Wilderness Areas Update
There are two proposed copper-nickel sulfide mines neat the Boundary Waters Canoe Area Wilderness tied up in the courts. The Minnesota Court of Appeals has blocked an important Permit to Mine and Dam Safety for PolyMet’s proposal. The same court has also required a new evidentiary hearing on the Water Quality Permit.
Twin Metals had a favorable decision from a Trump appointed judge that has been appealed to the D.C. Circuit-Court of Appeals. Hopefully this will be receive a more balanced reception.

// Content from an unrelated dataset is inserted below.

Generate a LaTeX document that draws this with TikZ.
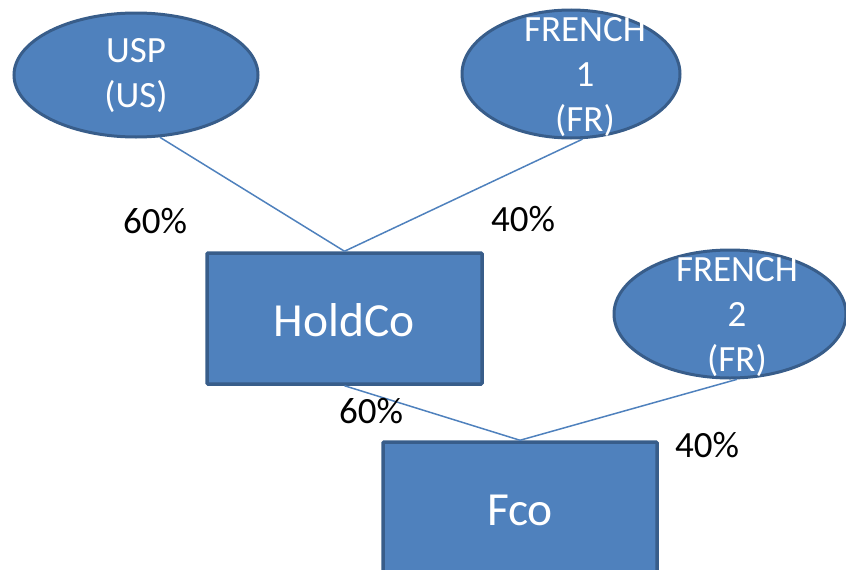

The Okefenokee Wilderness in southern Georgia is threatened by a titanium and zirconium mine at the door step its namesake national wildlife refuge (NWR). Twin Pine Minerals of Birmingham AL was informed by the U.S. Army Corps of Engineers that a full environmental impact statement (EIS) would be required. This caused Twin Pines to withdraw its application. Instead, they have resubmitted an application for the first phase of the mine as a “demonstration project” spanning 898 acres. They presumably hope to avoid the scientific scrutiny and public comments that are part of a full blown EIS.
As we navigate these trying times, remember to be vigilant and alert to stay healthy and safe. By following prescribed guidelines we can remain safe and be ready for an exciting future. While I look forward to seeing you on the trail soon, I will look for you virtually.